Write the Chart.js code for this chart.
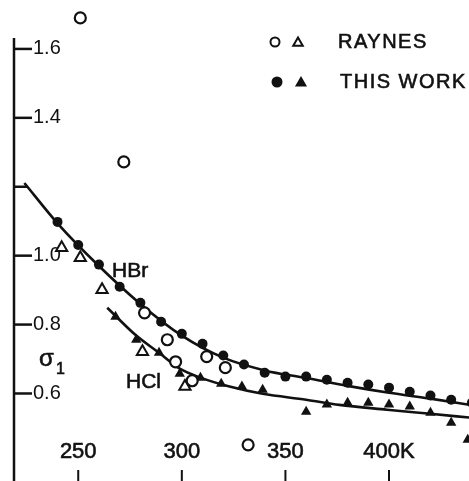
<!DOCTYPE html>
<html>
<head>
<meta charset="utf-8">
<script src="https://cdn.jsdelivr.net/npm/chart.js@4.4.0/dist/chart.umd.min.js"></script>
<style>
  body { margin: 0; background: #fff; }
  canvas { display: block; }
</style>
</head>
<body>
<canvas id="chartContainer" width="469" height="481"></canvas>
<script>
// temperatures in K, sigma_1

// this work, HBr (filled circles)
const hbrT = [240, 250, 260, 270, 280, 290, 300, 310, 320, 330, 340, 350, 360, 370, 380, 390, 400, 410, 420, 430, 440];
const hbrSigma = [1.098, 1.031, 0.974, 0.910, 0.863, 0.808, 0.773, 0.744, 0.710, 0.684, 0.660, 0.649, 0.649, 0.640, 0.631, 0.626, 0.617, 0.605, 0.594, 0.582, 0.573];

// this work, HCl (filled triangles)
const hclT = [268, 278, 289, 299, 309, 319, 329, 339, 360, 370, 380, 390, 400, 410, 420, 430, 438];
const hclSigma = [0.823, 0.756, 0.718, 0.657, 0.646, 0.628, 0.620, 0.611, 0.547, 0.568, 0.573, 0.573, 0.568, 0.562, 0.544, 0.515, 0.466];

// Raynes (open circles / open triangles)
const raynesCircT = [251, 272, 282, 293, 297, 305, 312, 321, 332];
const raynesCircSigma = [1.690, 1.272, 0.834, 0.756, 0.692, 0.637, 0.707, 0.675, 0.451];
const raynesTriT = [242, 251, 261.5, 281, 301.5];
const raynesTriSigma = [1.023, 0.994, 0.901, 0.721, 0.620];

// fitted curves
const hbrFitT = [224, 240, 260, 280, 300, 320, 340, 360, 380, 400, 420, 440];
const hbrFitSigma = [1.211, 1.094, 0.970, 0.860, 0.768, 0.704, 0.667, 0.645, 0.622, 0.602, 0.585, 0.566];
const hclFitT = [264, 278, 289, 299, 309, 323, 339, 360, 376, 399, 420, 439];
const hclFitSigma = [0.849, 0.768, 0.718, 0.672, 0.646, 0.620, 0.599, 0.582, 0.567, 0.553, 0.541, 0.530];

// axes
const xTicks = [250, 300, 350, 400];
const xTickLabels = ['250', '300', '350', '400K'];
const yTicks = [0.6, 0.8, 1.0, 1.2, 1.4, 1.6];
const yTickLabels = ['0.6', '0.8', '1.0', '', '1.4', '1.6'];

const ink = '#111';
const font = '"Liberation Sans", Arial, sans-serif';
Chart.defaults.font.family = font;
Chart.defaults.color = ink;

function pts(xs, ys) {
  return xs.map((x, i) => ({ x: x, y: ys[i] }));
}

// print-like text: fill plus a thin stroke
function inkText(ctx, text, x, y) {
  ctx.fillText(text, x, y);
  ctx.strokeText(text, x, y);
}

// axis line, ticks, x labels, curve names, axis symbol and the legend
const decorations = {
  id: 'decorations',
  afterDraw(chart) {
    const ctx = chart.ctx;
    const xs = chart.scales.x, ys = chart.scales.y;
    const area = chart.chartArea;
    ctx.save();
    ctx.strokeStyle = ink;
    ctx.fillStyle = ink;

    // y axis line (starts a little below the top of the frame)
    ctx.lineWidth = 2.5;
    ctx.beginPath();
    ctx.moveTo(area.left, 38);
    ctx.lineTo(area.left, area.bottom);
    ctx.stroke();

    // inward ticks on the y axis
    yTicks.forEach((v, i) => {
      const py = ys.getPixelForValue(v);
      ctx.beginPath();
      ctx.moveTo(area.left, py);
      ctx.lineTo(area.left + (yTickLabels[i] ? 18 : 13), py);
      ctx.stroke();
    });

    // x ticks at the bottom
    ctx.lineWidth = 2;
    xTicks.forEach((t) => {
      const px = xs.getPixelForValue(t);
      ctx.beginPath();
      ctx.moveTo(px, area.bottom - 11);
      ctx.lineTo(px, area.bottom);
      ctx.stroke();
    });

    // x labels above the ticks
    ctx.lineWidth = 0.6;
    ctx.font = '22px ' + font;
    ctx.textAlign = 'center';
    ctx.textBaseline = 'alphabetic';
    xTicks.forEach((t, i) => {
      inkText(ctx, xTickLabels[i], xs.getPixelForValue(t), 458);
    });

    // curve names
    ctx.textAlign = 'left';
    ctx.font = '21px ' + font;
    inkText(ctx, 'HBr', 112, 277);
    inkText(ctx, 'HCl', 126, 388);

    // sigma_1
    ctx.font = '24px ' + font;
    inkText(ctx, 'σ', 39, 366);
    ctx.font = '16px ' + font;
    inkText(ctx, '1', 56, 374);

    // legend
    ctx.lineWidth = 2;
    ctx.fillStyle = '#fff';
    Chart.helpers.drawPoint(ctx, { pointStyle: 'circle', radius: 4.5, rotation: 0, borderWidth: 2 }, 275, 42);
    Chart.helpers.drawPoint(ctx, { pointStyle: 'triangle', radius: 5.5, rotation: 0, borderWidth: 2 }, 298, 43);
    ctx.fillStyle = ink;
    Chart.helpers.drawPoint(ctx, { pointStyle: 'circle', radius: 4.5, rotation: 0, borderWidth: 1 }, 277, 82);
    Chart.helpers.drawPoint(ctx, { pointStyle: 'triangle', radius: 5, rotation: 0, borderWidth: 1 }, 301, 83);

    ctx.lineWidth = 0.6;
    ctx.font = '20px ' + font;
    ctx.letterSpacing = '1.5px';
    ctx.textBaseline = 'middle';
    inkText(ctx, 'RAYNES', 338, 42);
    inkText(ctx, 'THIS WORK', 340, 82);
    ctx.restore();
  }
};

const chart = new Chart(document.getElementById('chartContainer').getContext('2d'), {
  type: 'scatter',
  data: {
    datasets: [
      {
        label: 'Raynes, circles',
        data: pts(raynesCircT, raynesCircSigma),
        pointStyle: 'circle',
        pointRadius: 5.5,
        pointBorderWidth: 2.2,
        pointBackgroundColor: '#fff',
        pointBorderColor: ink,
        clip: false,
        order: 1
      },
      {
        label: 'Raynes, triangles',
        data: pts(raynesTriT, raynesTriSigma),
        pointStyle: 'triangle',
        pointRadius: 6.5,
        pointBorderWidth: 2,
        pointBackgroundColor: '#fff',
        pointBorderColor: ink,
        clip: false,
        order: 1
      },
      {
        label: 'HBr, this work',
        data: pts(hbrT, hbrSigma),
        pointStyle: 'circle',
        pointRadius: 5,
        pointBorderWidth: 0,
        pointBackgroundColor: ink,
        clip: false,
        order: 2
      },
      {
        label: 'HCl, this work',
        data: pts(hclT, hclSigma),
        pointStyle: 'triangle',
        pointRadius: 6,
        pointBorderWidth: 0,
        pointBackgroundColor: ink,
        clip: false,
        order: 2
      },
      {
        label: 'HBr fit',
        data: pts(hbrFitT, hbrFitSigma),
        showLine: true,
        pointRadius: 0,
        borderColor: ink,
        borderWidth: 2.6,
        cubicInterpolationMode: 'monotone',
        clip: false,
        order: 5
      },
      {
        label: 'HCl fit',
        data: pts(hclFitT, hclFitSigma),
        showLine: true,
        pointRadius: 0,
        borderColor: ink,
        borderWidth: 2.6,
        cubicInterpolationMode: 'monotone',
        clip: false,
        order: 5
      }
    ]
  },
  options: {
    responsive: false,
    animation: false,
    layout: { autoPadding: false, padding: { left: 14, top: 0, right: 0, bottom: 0 } },
    plugins: {
      legend: { display: false },
      tooltip: { enabled: false }
    },
    scales: {
      x: {
        type: 'linear',
        display: false,
        min: 219,
        max: 438.6
      },
      y: {
        type: 'linear',
        position: 'left',
        min: 0.346,
        max: 1.742,
        afterFit: (scale) => {
          scale.width = 0;
          scale.paddingTop = 0;
          scale.paddingBottom = 0;
        },
        afterBuildTicks: (scale) => { scale.ticks = yTicks.map(v => ({ value: v })); },
        grid: { display: false, drawTicks: false },
        border: { display: false },
        ticks: {
          mirror: true,
          padding: 19,
          color: ink,
          font: { size: 20 },
          callback: (value) => yTickLabels[yTicks.indexOf(value)]
        }
      }
    }
  },
  plugins: [decorations]
});
</script>
</body>
</html>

EXERCISE BRIEF :: Please restate the material above line by line, exactly, beginning at its first line and ending with the line that contains "0.553, 0.541, 0.530];", without any pictures.

CORRECT RESULT ::
Write the Chart.js code for this chart.
<!DOCTYPE html>
<html>
<head>
<meta charset="utf-8">
<script src="https://cdn.jsdelivr.net/npm/chart.js@4.4.0/dist/chart.umd.min.js"></script>
<style>
  body { margin: 0; background: #fff; }
  canvas { display: block; }
</style>
</head>
<body>
<canvas id="chartContainer" width="469" height="481"></canvas>
<script>
// temperatures in K, sigma_1

// this work, HBr (filled circles)
const hbrT = [240, 250, 260, 270, 280, 290, 300, 310, 320, 330, 340, 350, 360, 370, 380, 390, 400, 410, 420, 430, 440];
const hbrSigma = [1.098, 1.031, 0.974, 0.910, 0.863, 0.808, 0.773, 0.744, 0.710, 0.684, 0.660, 0.649, 0.649, 0.640, 0.631, 0.626, 0.617, 0.605, 0.594, 0.582, 0.573];

// this work, HCl (filled triangles)
const hclT = [268, 278, 289, 299, 309, 319, 329, 339, 360, 370, 380, 390, 400, 410, 420, 430, 438];
const hclSigma = [0.823, 0.756, 0.718, 0.657, 0.646, 0.628, 0.620, 0.611, 0.547, 0.568, 0.573, 0.573, 0.568, 0.562, 0.544, 0.515, 0.466];

// Raynes (open circles / open triangles)
const raynesCircT = [251, 272, 282, 293, 297, 305, 312, 321, 332];
const raynesCircSigma = [1.690, 1.272, 0.834, 0.756, 0.692, 0.637, 0.707, 0.675, 0.451];
const raynesTriT = [242, 251, 261.5, 281, 301.5];
const raynesTriSigma = [1.023, 0.994, 0.901, 0.721, 0.620];

// fitted curves
const hbrFitT = [224, 240, 260, 280, 300, 320, 340, 360, 380, 400, 420, 440];
const hbrFitSigma = [1.211, 1.094, 0.970, 0.860, 0.768, 0.704, 0.667, 0.645, 0.622, 0.602, 0.585, 0.566];
const hclFitT = [264, 278, 289, 299, 309, 323, 339, 360, 376, 399, 420, 439];
const hclFitSigma = [0.849, 0.768, 0.718, 0.672, 0.646, 0.620, 0.599, 0.582, 0.567, 0.553, 0.541, 0.530];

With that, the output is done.